Architect Zdeněk Řihák was born on 10 August 1924 in Napajedla, into the family of a local teacher and primary school headmaster. He started to study in nearby Zlín under sculptor Vincenc Makovský, at the Art College which provided an unusually stimulating environment for a number of Czechoslovak artists during the Second World War. Řihák’s background in sculpture was naturally also reflected in his architecture, in the form of artistically approached designs with volumes of the buildings composed almost sculpture-like, as well as in his regular active collaboration with other artists. Řihák expanded his education at the Brno Faculty of Architecture and Civil Engineering of the VUT, and subsequently with practical work as an assistant of functionalist architects Jaromír Krejcar and Bedřich Rozehnal.
In the post-war era Zdeněk Řihák headed the design office of the Potravinoprojekt company (from 1950) and later also the State Design Institute of Commerce. This gave rise to several types of architectural work - commercial, recreational and hotel buildings which also involved restaurants and cafés, and had to comply with standards of international tourism.

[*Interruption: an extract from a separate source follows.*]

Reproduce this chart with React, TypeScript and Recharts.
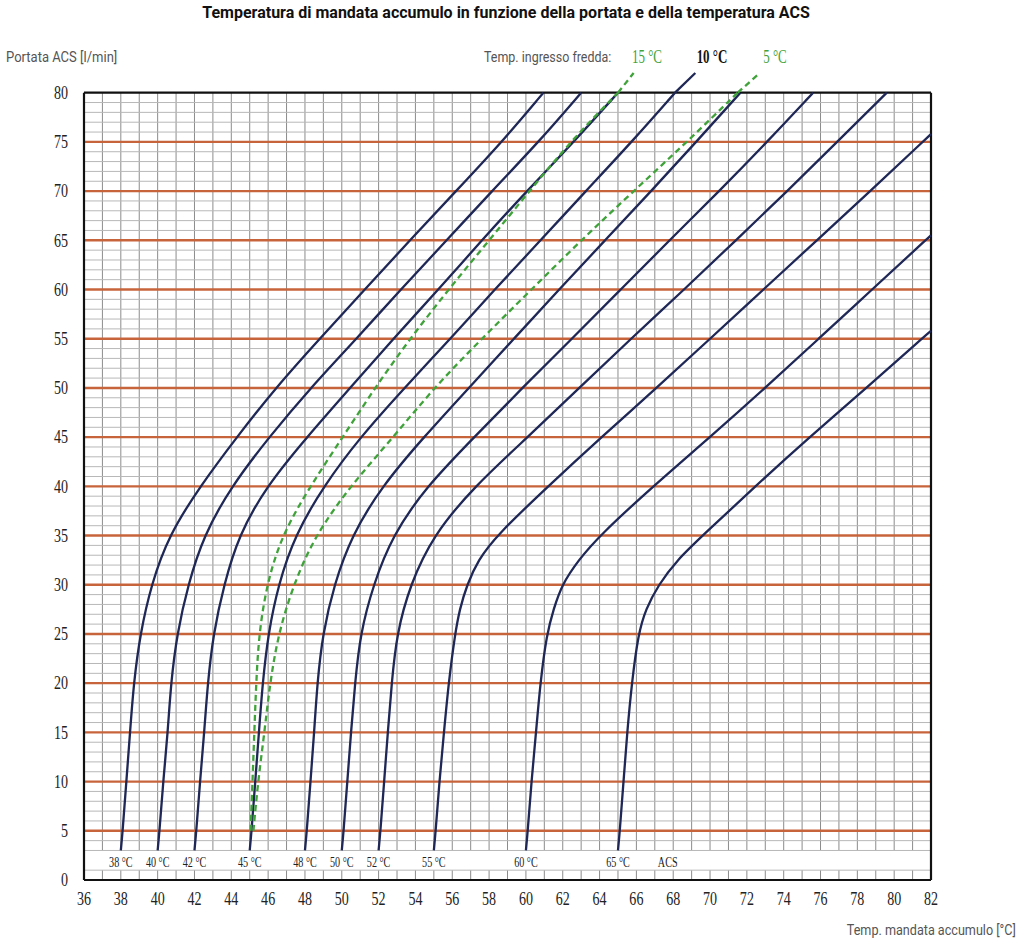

One of Řihák’s most important designs was executed in 1961–1964, the high-rise Continental Hotel (with Vladimír Kovařík and Alois Semela) on a Y-shaped plan, an unconventional building influenced by the Czechoslovak pavilion at Expo 58 in Brussels, which also contained works by artists Stanislav Libenský and Jarmila Brychtová.
A special hotel category that Řihák intensely explored in the course of the 1960s and 1970s concerned constructions in national parks. The architect designed two hotels in Štrbské pleso, in the High Tatras. The Patria Hotel (1965–1970) with a triangular shape inspired by the nearby Patria mountain with its moderate scale, natural materials and location directly by a lake enjoyed an unusually attractive position. The architect endowed the Panorama Hotel (1967–1969) with a highly impressive, structured and graded frontage widening towards the top which, like the monumental segmented volume of the Labská bouda hotel (1975) in the Krkonoše mountains, the Panorama Hotel met with mixed responses from the public. Nonetheless, it presents a prime example of the architect’s dynamic approach to the forms of his buildings.
After the Velvet Revolution Zdeněk Řihák adapted to the changed conditions of architectural practice, and in his studio predominantly produced designs for residential buildings. He died on 15 August 2006 in Brno, and is buried in the local Central Cemetery.